|
Boost : |
Subject: Re: [boost] [lock-free] CDS -yet another lock-free library
From: Khiszinsky, Maxim (Maxim.Khiszinsky_at_[hidden])
Date: 2010-03-31 06:00:55
Helge Bahmann wrote
>> Second solution: use 64bit CAS to load/store 64bit values on x86. It
>> seems too heavy for just loading/storing it isn't?
> this is actually what I do in Boost.Atomic; I *think* it is cheaper than
> shuffling around the values between SSE and general purpose registers (it
> sure is cheaper than MMX considering you also have to issue emms)
It's easy to test!
Express test: CDS's RecursiveSpinLock<atomic64_t> (load64 is used actively by TATAS algo for busy wait when CAS acquiring the lock is failed)

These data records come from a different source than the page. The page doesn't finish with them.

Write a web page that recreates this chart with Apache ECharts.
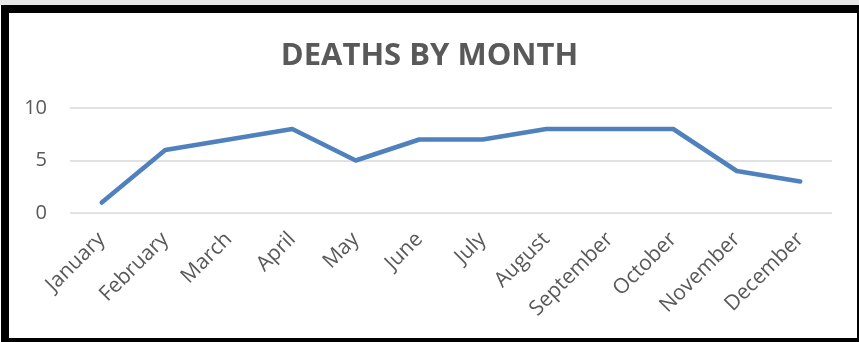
<!DOCTYPE html>
<html><head><meta charset="utf-8">
<script src="https://cdn.jsdelivr.net/npm/echarts@6/dist/echarts.min.js"></script>
<style>html,body{margin:0;padding:0;background:#fff;}#c{width:859px;height:342px;}</style>
</head><body><div id="c"></div>
<script>
const titleText = 'DEATHS BY MONTH';
const months = ['January','February','March','April','May','June','July','August','September','October','November','December'];
const deaths = [1,6,7,8,5,7,7,8,8,8,4,3];
const yTicks = [0,5,10];

const chart = echarts.init(document.getElementById('c'), null, {renderer:'canvas'});
chart.setOption({
  animation:false,
  backgroundColor:'#ffffff',
  title:{text:titleText,left:'center',top:36,textStyle:{fontFamily:'Open Sans',fontWeight:'bold',fontSize:31,color:'#595959'}},
  grid:{left:70,right:27,top:108,bottom:129,containLabel:false},
  xAxis:{type:'category',data:months,boundaryGap:true,
    axisLine:{show:false},axisTick:{show:false},
    axisLabel:{rotate:45,interval:0,margin:23,fontFamily:'Open Sans',fontSize:21,color:'#595959'}},
  yAxis:{type:'value',min:yTicks[0],max:yTicks[yTicks.length-1],interval:5,
    axisLine:{show:false},axisTick:{show:false},
    splitLine:{lineStyle:{color:'#d9d9d9',width:1.5}},
    axisLabel:{margin:23,fontFamily:'Open Sans',fontSize:20,color:'#595959'}},
  series:[{type:'line',data:deaths,symbol:'none',lineStyle:{color:'#4f81bd',width:4.5,join:'round',cap:'round'}}],
  graphic:[
    {type:'rect',shape:{x:0,y:0,width:859,height:5},style:{fill:'#e6e6e6'},silent:true},
    {type:'rect',shape:{x:1,y:5,width:858,height:8},style:{fill:'#000'},silent:true},
    {type:'rect',shape:{x:1,y:5,width:8,height:337},style:{fill:'#000'},silent:true},
    {type:'rect',shape:{x:857,y:5,width:2,height:337},style:{fill:'#000'},silent:true},
    {type:'rect',shape:{x:1,y:338,width:858,height:4},style:{fill:'#000'},silent:true}
  ]
});
</script></body></html>
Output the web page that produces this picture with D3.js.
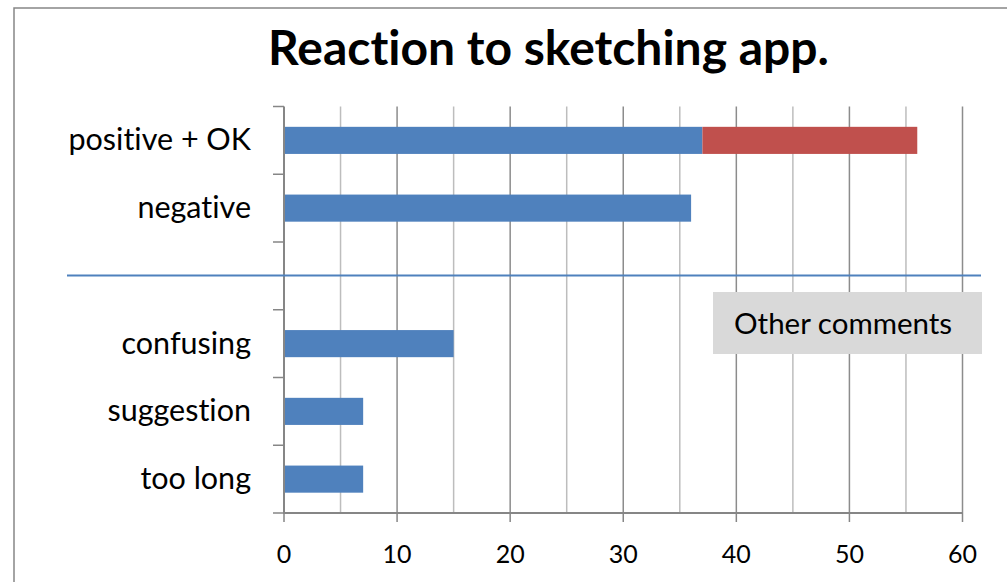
<!DOCTYPE html>
<html>
<head>
<meta charset="utf-8">
<script src="https://cdn.jsdelivr.net/npm/d3@7"></script>
<style>
  html, body { margin: 0; padding: 0; background: #fff; }
  svg { display: block; }
  text { font-family: Lato, "Open Sans", sans-serif; fill: #000; font-variant-ligatures: none; font-feature-settings: "liga" 0, "clig" 0; }
</style>
</head>
<body>
<svg id="chart" width="1007" height="582"></svg>
<script>
const title = "Reaction to sketching app.";
const categories = ["positive + OK", "negative", "", "confusing", "suggestion", "too long"];
const seriesBlue = [37, 36, 0, 15, 7, 7];
const seriesRed = [19, 0, 0, 0, 0, 0];
const xTicks = [0, 10, 20, 30, 40, 50, 60];
const gridValues = [5, 10, 15, 20, 25, 30, 35, 40, 45, 50, 55, 60];
const annotation = "Other comments";

const svg = d3.select("#chart");
const m = { left: 284, right: 962.5, top: 106.5, bottom: 513 };

// outer frame
svg.append("rect").attr("x", 14).attr("y", 8).attr("width", 1020).attr("height", 600)
  .attr("fill", "#fff").attr("stroke", "#868686").attr("stroke-width", 1.5);

const x = d3.scaleLinear().domain([0, 60]).range([m.left, m.right]);
const y = d3.scaleBand().domain(categories.map((c, i) => i)).range([m.top, m.bottom]);

// gridlines
svg.append("g").selectAll("line").data(gridValues).join("line")
  .attr("x1", d => x(d)).attr("x2", d => x(d))
  .attr("y1", m.top).attr("y2", m.bottom)
  .attr("stroke", d => d % 10 === 0 ? "#8c8c8c" : "#bdbdbd")
  .attr("stroke-width", 1.5);

// bars
const barH = y.bandwidth() * 0.4;
const bars = svg.append("g");
bars.selectAll("rect.blue").data(seriesBlue).join("rect").attr("class", "blue")
  .attr("x", x(0)).attr("y", (d, i) => y(i) + (y.bandwidth() - barH) / 2)
  .attr("width", d => x(d) - x(0)).attr("height", barH)
  .attr("fill", "#4f81bd");
bars.selectAll("rect.red").data(seriesRed).join("rect").attr("class", "red")
  .attr("x", (d, i) => x(seriesBlue[i])).attr("y", (d, i) => y(i) + (y.bandwidth() - barH) / 2)
  .attr("width", (d, i) => x(seriesBlue[i] + d) - x(seriesBlue[i])).attr("height", barH)
  .attr("fill", "#c0504d");

// y axis
const yTickPos = d3.range(categories.length + 1).map(i => m.top + i * y.step());
const ya = svg.append("g");
ya.append("line").attr("x1", m.left).attr("x2", m.left).attr("y1", m.top).attr("y2", m.bottom)
  .attr("stroke", "#868686").attr("stroke-width", 2);
ya.selectAll("line.t").data(yTickPos).join("line").attr("class", "t")
  .attr("x1", m.left - 11).attr("x2", m.left).attr("y1", d => d).attr("y2", d => d)
  .attr("stroke", "#868686").attr("stroke-width", 1.5);
ya.selectAll("text").data(categories).join("text")
  .attr("x", 251).attr("y", (d, i) => y(i) + y.bandwidth() / 2 + 10)
  .attr("text-anchor", "end").attr("font-size", 30.5).text(d => d);

// x axis
const xa = svg.append("g");
xa.append("line").attr("x1", m.left - 1).attr("x2", m.right).attr("y1", m.bottom).attr("y2", m.bottom)
  .attr("stroke", "#868686").attr("stroke-width", 2);
xa.selectAll("line.t").data(xTicks).join("line").attr("class", "t")
  .attr("x1", d => x(d)).attr("x2", d => x(d)).attr("y1", m.bottom).attr("y2", m.bottom + 9)
  .attr("stroke", "#868686").attr("stroke-width", 1.5);
xa.selectAll("text").data(xTicks).join("text")
  .attr("x", d => x(d)).attr("y", 563)
  .attr("text-anchor", "middle").attr("font-size", 25).text(d => d);

// separator line
svg.append("line").attr("x1", 67).attr("x2", 981).attr("y1", 275.5).attr("y2", 275.5)
  .attr("stroke", "#4f81bd").attr("stroke-width", 2);

// annotation box
svg.append("rect").attr("x", 713).attr("y", 292).attr("width", 269).attr("height", 62)
  .attr("fill", "#d9d9d9");
svg.append("text").attr("x", 734).attr("y", 334).attr("font-size", 29.5).text(annotation);

// title
svg.append("text").attr("x", 548.5).attr("y", 65).attr("text-anchor", "middle")
  .attr("font-size", 48).attr("font-weight", "bold").text(title);
</script>
</body>
</html>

Equipment: WinXP Intel Core2 (3GHz, 2 core, no HT), MSVC++ 2008, release build with full optimization
SSE2 load64:
static inline atomic64_t load64( atomic64_t volatile const * pMem ) {
__m128i volatile v = _mm_loadl_epi64( (__m128i const *) pMem ) ;
return v.m128i_i64[0] ;
}
result (one of, average):
Spinlock_MT::recursiveSpinLock64
Lock test, thread count=8 loop per thread=1000000...
Duration=2.21852
CAS64 load64 (no CAS loop):
static inline atomic64_t load64( atomic64_t volatile const * pMem ) {
atomic64_t cur = 0 ;
return _InterlockedCompareExchange64( const_cast<atomic64_t volatile *>(pMem), cur, cur ) ;
}
result (one of, average):
Spinlock_MT::recursiveSpinLock64
Lock test, thread count=8 loop per thread=1000000...
Duration=2.79662
+20% performance for SSE2. Not so bad I wait more :)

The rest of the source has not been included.